The substitute includes provisions that were not in the introduced relating to the application for a credit and that do the following:

·       prohibit a taxable entity from conveying, assigning, or transferring the credit to another taxable entity unless substantially all of the assets of the taxable entity are conveyed, assigned, or transferred in the same transaction;

·       provide for the meanings of "clean hydrogen project" and "fuel derived from hydrogen"; and

·       define "qualifying capital expenditures."

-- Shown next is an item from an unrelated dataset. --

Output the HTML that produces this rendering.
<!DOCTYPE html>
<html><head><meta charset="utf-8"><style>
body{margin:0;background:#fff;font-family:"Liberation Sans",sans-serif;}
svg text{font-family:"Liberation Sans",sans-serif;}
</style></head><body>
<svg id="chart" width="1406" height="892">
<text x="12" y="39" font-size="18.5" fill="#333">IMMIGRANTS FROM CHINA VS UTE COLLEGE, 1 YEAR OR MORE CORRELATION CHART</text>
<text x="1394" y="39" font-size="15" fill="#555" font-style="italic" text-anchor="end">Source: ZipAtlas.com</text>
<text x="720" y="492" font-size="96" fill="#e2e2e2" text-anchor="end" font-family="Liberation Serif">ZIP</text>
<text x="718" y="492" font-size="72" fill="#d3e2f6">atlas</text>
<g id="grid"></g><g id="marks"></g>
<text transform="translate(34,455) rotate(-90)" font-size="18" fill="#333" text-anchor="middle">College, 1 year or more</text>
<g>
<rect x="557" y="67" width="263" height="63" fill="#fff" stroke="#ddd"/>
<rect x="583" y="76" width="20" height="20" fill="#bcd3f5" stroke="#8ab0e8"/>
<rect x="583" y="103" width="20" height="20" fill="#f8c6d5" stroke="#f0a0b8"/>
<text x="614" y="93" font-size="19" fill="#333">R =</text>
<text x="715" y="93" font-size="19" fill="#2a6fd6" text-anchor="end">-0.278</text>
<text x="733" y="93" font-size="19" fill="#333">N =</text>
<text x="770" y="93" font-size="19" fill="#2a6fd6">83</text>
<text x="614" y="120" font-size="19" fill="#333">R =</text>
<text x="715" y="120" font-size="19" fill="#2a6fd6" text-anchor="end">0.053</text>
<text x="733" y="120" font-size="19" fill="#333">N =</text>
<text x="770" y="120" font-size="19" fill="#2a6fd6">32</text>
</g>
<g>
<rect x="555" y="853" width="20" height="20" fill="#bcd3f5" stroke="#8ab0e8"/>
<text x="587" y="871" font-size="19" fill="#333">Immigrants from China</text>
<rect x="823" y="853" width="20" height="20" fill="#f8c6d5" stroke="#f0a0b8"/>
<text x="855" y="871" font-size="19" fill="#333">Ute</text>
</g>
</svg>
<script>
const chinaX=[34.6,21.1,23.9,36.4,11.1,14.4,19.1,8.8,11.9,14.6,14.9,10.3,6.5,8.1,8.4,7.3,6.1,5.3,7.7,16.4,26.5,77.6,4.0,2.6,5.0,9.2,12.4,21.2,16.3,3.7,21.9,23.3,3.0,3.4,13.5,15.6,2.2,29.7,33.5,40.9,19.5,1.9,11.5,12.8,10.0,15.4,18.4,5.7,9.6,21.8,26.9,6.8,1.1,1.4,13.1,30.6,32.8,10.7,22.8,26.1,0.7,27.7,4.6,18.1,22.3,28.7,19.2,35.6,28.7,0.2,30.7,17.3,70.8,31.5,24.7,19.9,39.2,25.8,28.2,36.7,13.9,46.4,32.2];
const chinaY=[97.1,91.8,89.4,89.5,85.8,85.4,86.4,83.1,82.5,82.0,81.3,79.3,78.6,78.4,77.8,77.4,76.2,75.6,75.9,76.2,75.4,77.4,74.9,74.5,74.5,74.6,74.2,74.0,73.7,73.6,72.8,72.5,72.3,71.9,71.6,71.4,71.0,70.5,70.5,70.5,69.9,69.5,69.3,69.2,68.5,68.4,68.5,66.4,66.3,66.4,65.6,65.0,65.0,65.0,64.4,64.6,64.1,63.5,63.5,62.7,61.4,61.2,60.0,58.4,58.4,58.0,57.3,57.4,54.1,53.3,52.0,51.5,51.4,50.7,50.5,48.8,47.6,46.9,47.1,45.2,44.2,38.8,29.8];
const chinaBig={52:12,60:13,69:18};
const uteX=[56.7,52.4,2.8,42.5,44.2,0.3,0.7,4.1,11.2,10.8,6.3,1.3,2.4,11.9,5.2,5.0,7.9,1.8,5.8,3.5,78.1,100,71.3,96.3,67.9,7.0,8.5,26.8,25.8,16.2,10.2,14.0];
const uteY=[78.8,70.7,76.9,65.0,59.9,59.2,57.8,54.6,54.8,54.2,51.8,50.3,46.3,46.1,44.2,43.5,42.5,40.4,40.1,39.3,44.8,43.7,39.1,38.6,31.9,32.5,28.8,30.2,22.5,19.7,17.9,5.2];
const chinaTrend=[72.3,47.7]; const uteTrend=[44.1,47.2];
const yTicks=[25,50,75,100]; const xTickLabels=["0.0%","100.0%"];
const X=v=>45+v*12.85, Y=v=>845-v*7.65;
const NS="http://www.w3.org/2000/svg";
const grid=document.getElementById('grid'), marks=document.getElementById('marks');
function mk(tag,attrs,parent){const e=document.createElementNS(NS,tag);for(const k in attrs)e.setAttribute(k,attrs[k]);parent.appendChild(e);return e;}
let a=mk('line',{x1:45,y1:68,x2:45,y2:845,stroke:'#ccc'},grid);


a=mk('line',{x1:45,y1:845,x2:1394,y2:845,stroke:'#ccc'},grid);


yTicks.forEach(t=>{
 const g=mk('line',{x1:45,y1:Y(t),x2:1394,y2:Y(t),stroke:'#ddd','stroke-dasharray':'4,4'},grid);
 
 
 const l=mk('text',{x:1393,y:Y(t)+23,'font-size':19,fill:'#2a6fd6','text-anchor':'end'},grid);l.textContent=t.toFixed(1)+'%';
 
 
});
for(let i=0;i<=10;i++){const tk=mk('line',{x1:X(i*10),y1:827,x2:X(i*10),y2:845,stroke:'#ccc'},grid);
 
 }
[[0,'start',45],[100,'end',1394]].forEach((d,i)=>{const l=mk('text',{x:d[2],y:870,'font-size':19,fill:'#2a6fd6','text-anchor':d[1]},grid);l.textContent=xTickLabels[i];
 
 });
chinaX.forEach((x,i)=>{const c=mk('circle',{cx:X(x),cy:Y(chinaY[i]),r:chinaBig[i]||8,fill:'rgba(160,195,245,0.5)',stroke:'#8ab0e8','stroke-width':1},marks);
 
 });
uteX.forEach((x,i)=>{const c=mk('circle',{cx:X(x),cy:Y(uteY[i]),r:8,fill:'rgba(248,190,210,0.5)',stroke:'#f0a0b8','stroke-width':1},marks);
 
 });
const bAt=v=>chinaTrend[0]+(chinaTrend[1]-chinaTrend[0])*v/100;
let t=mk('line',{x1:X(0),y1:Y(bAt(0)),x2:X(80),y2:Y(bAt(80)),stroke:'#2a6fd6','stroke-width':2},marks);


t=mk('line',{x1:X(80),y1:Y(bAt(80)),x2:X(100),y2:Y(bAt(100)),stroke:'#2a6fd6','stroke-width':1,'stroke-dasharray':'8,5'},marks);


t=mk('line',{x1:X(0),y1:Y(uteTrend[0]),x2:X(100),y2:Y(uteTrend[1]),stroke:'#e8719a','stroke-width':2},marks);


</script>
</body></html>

The introduced required the comptroller to adopt rules necessary for implementation, including reporting requirements to track economic impact, whereas the substitute requires the comptroller to adopt rules necessary to implement and administer the substitute's provisions relating to a franchise tax credit for clean hydrogen projects.

 

The introduced required a manufacturer of hydrogen electrolyzers relocating to Texas from out of state to receive a 10-year franchise tax exemption and a sales tax exemption on equipment purchases used in manufacturing, whereas the substitute exempts an entity that is engaged in the business of manufacturing hydrogen electrolyzers and that relocates to Texas from another state in the United States from the franchise tax and specifies that such an exemption terminates on the 10th anniversary of the entity's beginning date.

 

The introduced required hydrogen-powered vehicles, including hydrogen internal combustion engine and fuel cell vehicles, to be exempt from state highway use taxes for 10 years or until cost parity with conventional energy sources is reached, as determined by the TCEQ, and made the exemption applicable to commercial trucking, rail, shipping, and aviation operators, whereas the substitute does the following:

·       exempts the sale, use, or rental of a hydrogen motor vehicle from motor vehicle sale, rental, and use taxes;

·       defines "hydrogen motor vehicle" for such purpose;

·       sets the exemption to expire September 1, 2035; and

·       makes the exemption applicable only to a sale, use, or rental of a motor vehicle that occurs on or after September 1, 2025.

 

The introduced required the Texas Workforce Development Commission to establish partnerships with universities, technical schools, or community colleges to provide specialized training for hydrogen sector jobs and authorized the Workforce Commission to provide grants to educational institutions to develop curriculum and certification programs for hydrogen technology, whereas the substitute does the following:

·       requires TWC to establish and administer the clean hydrogen workforce development grant program under which TWC may award grants to public institutions of higher education to do the following:

o   provide workforce training for and higher education programs related to clean hydrogen jobs and the production, handling, and use of hydrogen and fuels derived from hydrogen; or

o   develop curriculum or certification programs for hydrogen technology;

·       provides for the meanings of "clean hydrogen," "fuel derived from hydrogen," and "institution of higher education"; and

·       sets out provisions relating to grant eligibility.

 

The substitute includes provisions that were not in the introduced that do the following:

·       specify that gas includes hydrogen for purposes of the exemption for gas and electricity from the sales and use tax when sold for use directly by a data center or large data center project that is certified by the comptroller as an applicable qualifying data center or an applicable qualifying large data center project in the processing, storage, and distribution of data;

·       make the substitute's provisions relating to the franchise tax applicable only to a report originally due on or after January 1, 2026; and

·       establish that the substitute does not affect tax liability accruing before its effective date, that that liability continues in effect as if the substitute had not been enacted, and that the former law is continued in effect for the collection of taxes due and for civil and criminal enforcement of the liability for those taxes.

 

The substitute omits language from the introduced that provided for the bill's possible immediate effect, contingent on receiving the requisite constitutional vote.